CULPEPER COUNTY, Va. — For the first time in 26 years, the Virginia legislature will reconvene on Wednesday with a Democratic majority. Virginians have taken notice of this, as well as the pre-filed bills on gun laws, leading to counties, cities and towns across the Commonwealth establishing themselves as "Second Amendment sanctuaries."
Second Amendment sanctuaries are communities that have declared they will not use their public funds to enforce federal and state laws that they believe will curtail citizens' gun rights.
As of Jan. 7, there are 118 sanctuaries across Virginia, according to Philip Van Cleave, the president of the Virginia Citizens Defense League; the VCDL is a nonprofit dedicated to protecting Virginians' Second Amendment rights.
"It's actually grown much faster and larger than I had hoped for," Culpeper County Sheriff Scott Jenkins said. "It seems that it has spread statewide very quickly, and everyone is expressing how strongly they feel about their constitutional right to defend themselves."
Culpeper voted in early December to become a Second Amendment sanctuary.
Virginia’s Attorney General Mark Herring released his legal opinion in December that said proposed gun laws will be enforced despite opposition.
"When the General Assembly passes new gun violence legislation, they will be followed, and they will be enforced," Herring said.
The new gun safety proposals include universal background checks, re-instating a one gun per month law, a ban on the sale and possession of assault firearm, and a red flag law.
"We’re talking about very reasonable gun violence legislation that has broad public support," Herring said.
RELATED: Numerous bills introduced before the start of Virginia's 2020 legislative session deal with gun safety
Jenkins highlighted his responsibility to enforce laws the legislature enacts, despite his personal feelings.
"I spoke out clearly that I'm a strong supporter of the Second Amendment and would do what I can within my power to defend the rights of our citizens in Culpeper to continue to own firearms, Jenkins said. "When I said that, I said that if these laws did get enacted, then as a sheriff, I am responsible for enforcing laws that are duly enacted by the legislature."
Jenkins said the act of becoming a sanctuary isn’t binding.
"County governments do not enact laws pertaining to those things, it's done in Richmond," Jenkins said. "We’ve all heard of Dylan Rule with Virginia, and understand it clearly.

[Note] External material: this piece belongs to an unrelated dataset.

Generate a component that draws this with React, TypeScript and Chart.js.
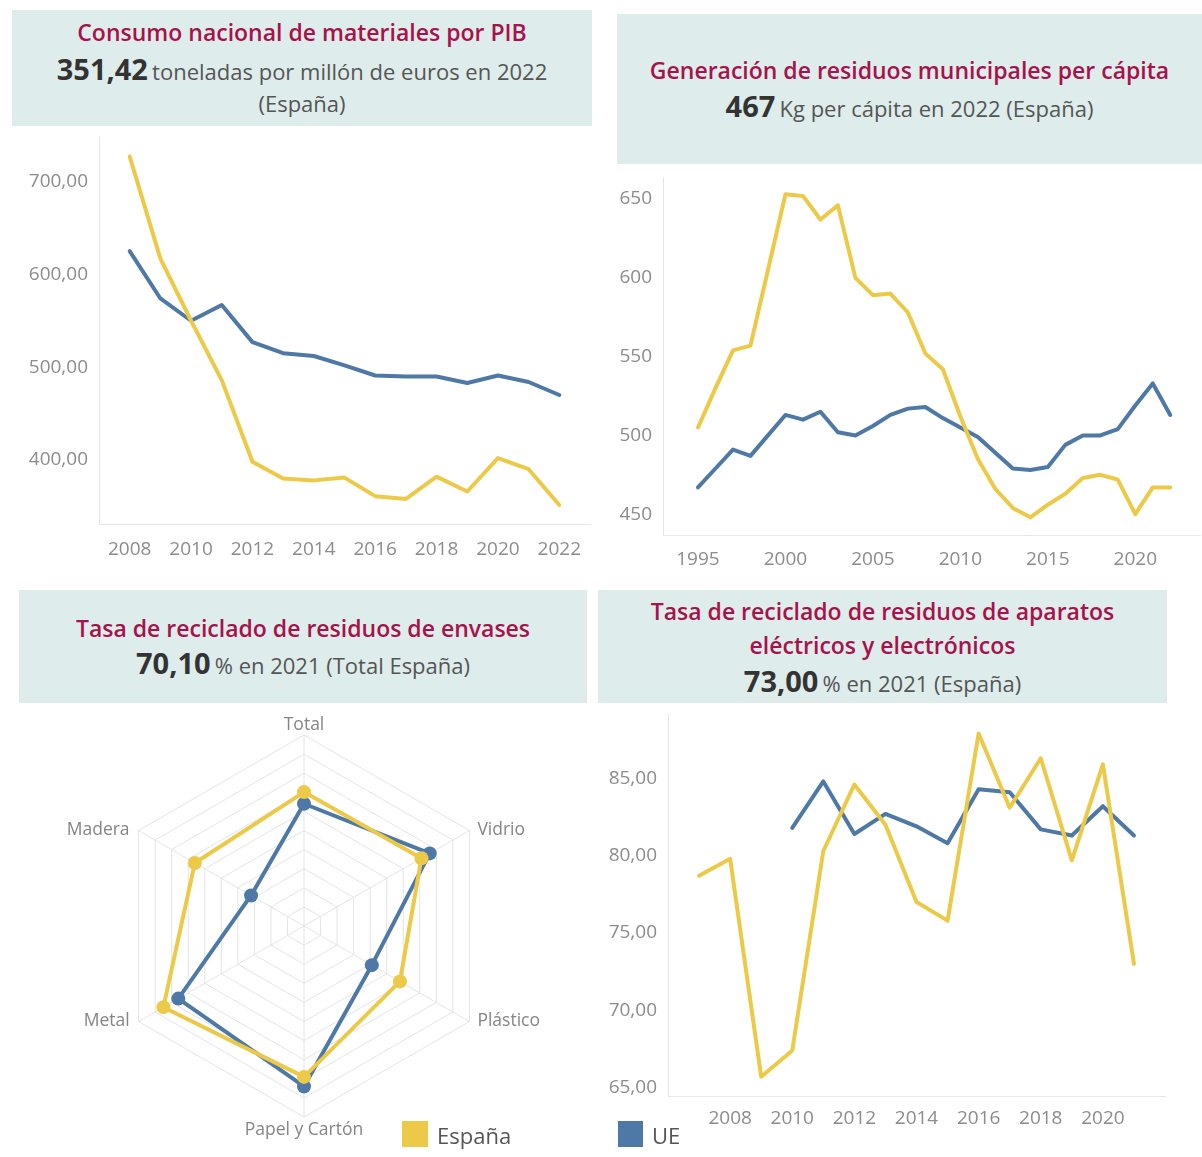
import React, { useEffect, useRef } from "react";
import { Chart, registerables } from "chart.js";
Chart.register(...registerables);

const YELLOW = "#EDC948";
const BLUE = "#4E79A7";
const FONT = '"Open Sans", "Noto Sans", sans-serif';
const TICK_COLOR = "#8c8c8c";
const AXIS_COLOR = "#e6e6e6";

// Chart 1: Consumo nacional de materiales por PIB
const dmcYears = [2008, 2009, 2010, 2011, 2012, 2013, 2014, 2015, 2016, 2017, 2018, 2019, 2020, 2021, 2022];
const dmcEspana = [727, 617, 550, 486, 398, 380, 378, 381, 361, 358, 382, 366, 402, 390, 351.42];
const dmcUE = [625, 574, 550, 567, 527, 515, 512, 502, 491, 490, 490, 483, 491, 484, 470];
const dmcXTicks = [2008, 2010, 2012, 2014, 2016, 2018, 2020, 2022];
const dmcYTicks = [400, 500, 600, 700];

// Chart 2: Generación de residuos municipales per cápita
const mswYears = [1995, 1996, 1997, 1998, 1999, 2000, 2001, 2002, 2003, 2004, 2005, 2006, 2007, 2008, 2009, 2010, 2011, 2012, 2013, 2014, 2015, 2016, 2017, 2018, 2019, 2020, 2021, 2022];
const mswEspana = [505, 530, 554, 557, 605, 653, 652, 637, 646, 600, 589, 590, 578, 552, 542, 512, 485, 466, 454, 448, 456, 463, 473, 475, 472, 450, 467, 467];
const mswUE = [467, 479, 491, 487, 500, 513, 510, 515, 502, 500, 506, 513, 517, 518, 511, 505, 499, 489, 479, 478, 480, 494, 500, 500, 504, 519, 533, 513];
const mswXTicks = [1995, 2000, 2005, 2010, 2015, 2020];
const mswYTicks = [450, 500, 550, 600, 650];

// Chart 3: Tasa de reciclado de residuos de envases
const packCategories = ["Total", "Vidrio", "Plástico", "Papel y Cartón", "Metal", "Madera"];
const packEspana = [70.1, 71, 58, 79, 85, 66];
const packUE = [64, 76, 41, 84, 76, 32];

// Chart 4: Tasa de reciclado de RAEE
const weeeYearsEspana = [2007, 2008, 2009, 2010, 2011, 2012, 2013, 2014, 2015, 2016, 2017, 2018, 2019, 2020, 2021];
const weeeEspana = [78.7, 79.8, 65.7, 67.4, 80.3, 84.6, 82.0, 77.0, 75.8, 87.9, 83.1, 86.3, 79.7, 85.9, 73.0];
const weeeYearsUE = [2010, 2011, 2012, 2013, 2014, 2015, 2016, 2017, 2018, 2019, 2020, 2021];
const weeeUE = [81.8, 84.8, 81.4, 82.7, 81.9, 80.8, 84.3, 84.1, 81.7, 81.3, 83.2, 81.3];
const weeeXTicks = [2008, 2010, 2012, 2014, 2016, 2018, 2020];
const weeeYTicks = [65, 70, 75, 80, 85];

const comma2 = (v: number) => v.toFixed(2).replace(".", ",");

function zeroPad(s: any) {
  s.paddingTop = 0;
  s.paddingBottom = 0;
  s.paddingLeft = 0;
  s.paddingRight = 0;
}

function lineConfig(opts: any) {
  const {
    xs1, ys1, xs2, ys2, xMin, xMax, yMin, yMax, xTicks, yTicks, yFmt,
    yWidth, xHeight, padding, xPad,
  } = opts;
  const pts = (xs: number[], ys: number[]) => xs.map((x, i) => ({ x, y: ys[i] }));
  const ds = (label: string, data: any, color: string) => ({
    label, data, borderColor: color, backgroundColor: color, borderWidth: 4,
    pointRadius: 0, pointHoverRadius: 0, tension: 0,
    borderCapStyle: "round", borderJoinStyle: "round", fill: false,
  });
  return {
    type: "line",
    data: {
      datasets: [ds("España", pts(xs1, ys1), YELLOW), ds("UE", pts(xs2, ys2), BLUE)],
    },
    options: {
      animation: false,
      responsive: false,
      maintainAspectRatio: false,
      layout: { padding },
      plugins: { legend: { display: false }, tooltip: { enabled: false } },
      scales: {
        x: {
          type: "linear", min: xMin, max: xMax,
          grid: { display: false, drawTicks: false },
          border: { display: true, color: AXIS_COLOR, width: 1 },
          afterBuildTicks: (s: any) => { s.ticks = xTicks.map((v: number) => ({ value: v })); },
          afterFit: (s: any) => { s.height = xHeight; zeroPad(s); },
          ticks: { padding: xPad, color: TICK_COLOR, font: { family: FONT, size: 19 }, maxRotation: 0, autoSkip: false, callback: (v: any) => String(v) },
        },
        y: {
          type: "linear", min: yMin, max: yMax,
          grid: { display: false, drawTicks: false },
          border: { display: true, color: AXIS_COLOR, width: 1 },
          afterBuildTicks: (s: any) => { s.ticks = yTicks.map((v: number) => ({ value: v })); },
          afterFit: (s: any) => { s.width = yWidth; zeroPad(s); },
          ticks: { padding: 11, color: TICK_COLOR, font: { family: FONT, size: 19 }, autoSkip: false, callback: (v: any) => yFmt(v) },
        },
      },
    },
  };
}

const radarLabelsPlugin = {
  id: "radarLabels",
  afterDraw(chart: any) {
    const scale = chart.scales.r;
    const ctx = chart.ctx;
    ctx.save();
    ctx.font = `17.5px ${FONT}`;
    ctx.fillStyle = "#858585";
    (chart.data.labels as string[]).forEach((label, i) => {
      const p = scale.getPointPosition(i, scale.drawingArea);
      const dx = p.x - scale.xCenter;
      const dy = p.y - scale.yCenter;
      let x = p.x, y = p.y;
      if (Math.abs(dx) < 2) {
        ctx.textAlign = "center";
        if (dy < 0) { ctx.textBaseline = "bottom"; y -= 1; }
        else { ctx.textBaseline = "top"; y += 4; }
      } else {
        ctx.textBaseline = "middle";
        if (dx > 0) { ctx.textAlign = "left"; x += 8; }
        else { ctx.textAlign = "right"; x -= 9; }
      }
      ctx.fillText(label, x, y);
    });
    ctx.restore();
  },
};

function radarConfig() {
  const ds = (label: string, data: number[], color: string) => ({
    label, data, borderColor: color, backgroundColor: "rgba(0,0,0,0)", borderWidth: 4,
    pointRadius: 7, pointBackgroundColor: color, pointBorderColor: color, pointBorderWidth: 0,
    pointHoverRadius: 7, fill: false, borderJoinStyle: "round",
  });
  return {
    type: "radar",
    data: {
      labels: packCategories,
      datasets: [ds("España", packEspana, YELLOW), ds("UE", packUE, BLUE)],
    },
    options: {
      animation: false,
      responsive: false,
      maintainAspectRatio: false,
      layout: { padding: { left: 103, top: 30, right: 95, bottom: 38 } },
      plugins: { legend: { display: false }, tooltip: { enabled: false } },
      scales: {
        r: {
          min: 0, max: 100,
          ticks: { display: false, stepSize: 10 },
          pointLabels: { display: false },
          grid: { color: "#e4e4e4", lineWidth: 1 },
          angleLines: { color: "#e4e4e4", lineWidth: 1 },
        },
      },
    },
    plugins: [radarLabelsPlugin],
  };
}

function ChartCanvas({ config, left, top, width, height }: any) {
  const ref = useRef<HTMLCanvasElement>(null);
  useEffect(() => {
    const chart = new Chart(ref.current as HTMLCanvasElement, config);
    return () => chart.destroy();
  }, []);
  return (
    <canvas
      ref={ref}
      width={width}
      height={height}
      style={{ position: "absolute", left, top, width, height }}
    />
  );
}

const TITLE_COLOR = "#A8124A";
const BOX_BG = "#DEEDEB";

function Line({ y, children, h = 36 }: any) {
  return (
    <div style={{ position: "absolute", left: 0, right: 0, top: y - h / 2, height: h, lineHeight: `${h}px`, textAlign: "center", whiteSpace: "nowrap" }}>
      {children}
    </div>
  );
}

const titleStyle: React.CSSProperties = { color: TITLE_COLOR, fontWeight: 600, fontSize: 23 };
const bigStyle: React.CSSProperties = { color: "#333", fontWeight: 700, fontSize: 29 };
const restStyle: React.CSSProperties = { color: "#555", fontWeight: 400, fontSize: 22 };

function Box({ left, top, width, height, children }: any) {
  return (
    <div style={{ position: "absolute", left, top, width, height, background: BOX_BG, fontFamily: FONT }}>
      {children}
    </div>
  );
}

export default function App() {
  useEffect(() => {
    document.body.style.margin = "0";
  }, []);

  const c1 = lineConfig({
    xs1: dmcYears, ys1: dmcEspana, xs2: dmcYears, ys2: dmcUE,
    xMin: 2007, xMax: 2023, yMin: 331, yMax: 748, xTicks: dmcXTicks, yTicks: dmcYTicks, yFmt: comma2,
    yWidth: 99, xHeight: 51, padding: { left: 0, top: 7, right: 10, bottom: 0 }, xPad: 14,
  });
  const c2 = lineConfig({
    xs1: mswYears, ys1: mswEspana, xs2: mswYears, ys2: mswUE,
    xMin: 1993, xMax: 2023.7, yMin: 436.8, yMax: 664, xTicks: mswXTicks, yTicks: mswYTicks, yFmt: (v: number) => String(v),
    yWidth: 63, xHeight: 45, padding: { left: 0, top: 7, right: 2, bottom: 0 }, xPad: 13,
  });
  const c4 = lineConfig({
    xs1: weeeYearsEspana, ys1: weeeEspana, xs2: weeeYearsUE, ys2: weeeUE,
    xMin: 2006, xMax: 2022, yMin: 64.46, yMax: 89.16, xTicks: weeeXTicks, yTicks: weeeYTicks, yFmt: comma2,
    yWidth: 68, xHeight: 60, padding: { left: 0, top: 8, right: 37, bottom: 0 }, xPad: 11,
  });
  const c3 = radarConfig();

  return (
    <div style={{ position: "absolute", left: 0, top: 0, width: 1202, height: 1157, overflow: "hidden", background: "#fff", fontFamily: FONT }}>
      <Box left={12} top={10} width={580} height={116}>
        <Line y={22}><span style={titleStyle}>Consumo nacional de materiales por PIB</span></Line>
        <Line y={59}><span style={bigStyle}>351,42</span> <span style={restStyle}>toneladas por millón de euros en 2022</span></Line>
        <Line y={93}><span style={restStyle}>(España)</span></Line>
      </Box>
      <Box left={617} top={14} width={585} height={150}>
        <Line y={56}><span style={titleStyle}>Generación de residuos municipales per cápita</span></Line>
        <Line y={92}><span style={bigStyle}>467</span> <span style={restStyle}>Kg per cápita en 2022 (España)</span></Line>
      </Box>
      <Box left={19} top={590} width={568} height={113}>
        <Line y={38}><span style={titleStyle}>Tasa de reciclado de residuos de envases</span></Line>
        <Line y={73}><span style={bigStyle}>70,10</span> <span style={restStyle}>% en 2021 (Total España)</span></Line>
      </Box>
      <Box left={598} top={590} width={569} height={113}>
        <Line y={21}><span style={titleStyle}>Tasa de reciclado de residuos de aparatos</span></Line>
        <Line y={55}><span style={titleStyle}>eléctricos y electrónicos</span></Line>
        <Line y={91}><span style={bigStyle}>73,00</span> <span style={restStyle}>% en 2021 (España)</span></Line>
      </Box>

      <ChartCanvas config={c1} left={0} top={130} width={600} height={445} />
      <ChartCanvas config={c2} left={600} top={170} width={602} height={410} />
      <ChartCanvas config={c3} left={10} top={705} width={580} height={450} />
      <ChartCanvas config={c4} left={600} top={706} width={602} height={450} />

      <div style={{ position: "absolute", left: 402, top: 1121, width: 26, height: 26, background: YELLOW }} />
      <div style={{ position: "absolute", left: 437, top: 1118, height: 34, lineHeight: "34px", fontSize: 22, color: "#555", fontFamily: FONT }}>España</div>
      <div style={{ position: "absolute", left: 618, top: 1121, width: 25, height: 26, background: BLUE }} />
      <div style={{ position: "absolute", left: 652, top: 1118, height: 34, lineHeight: "34px", fontSize: 22, color: "#555", fontFamily: FONT }}>UE</div>
    </div>
  );
}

But [the Second Amendment sanctuary vote] was a unified statement from a governing body with, in our case, a sheriff who is saying we feel adamant that these bills have to be stopped, and we will push back."
Jenkins said he won’t speak on hypotheticals, but as he is elected by the citizens, he said he has a plan to protect the people who elected him. He is prepared to train them to be deputies, rather than taking their guns away.
"It is my duty to do everything in my power to protect them, and if it means me swearing in thousands of people in this community as deputy sheriffs, auxiliary deputies, that's what I will do," Jenkins said. "It's something I'd hope that we do not have to do, but as I said weeks ago, we will do it if they enact these laws."
Jenkins said he will do what he can legally, but in terms of what comes next, he said he foresees any gun safety law passed by the legislature will bring with it a legal battle.
"I'm certain if they do get enacted, they will immediately go through the court system, and I'm happy to become part of that battle, because that's the right way to go about it," Jenkins said. "I hope that it doesn't happen, and I hope that my officers aren’t in any way affected by having to go and enforce any of these things that are proposed as currently written."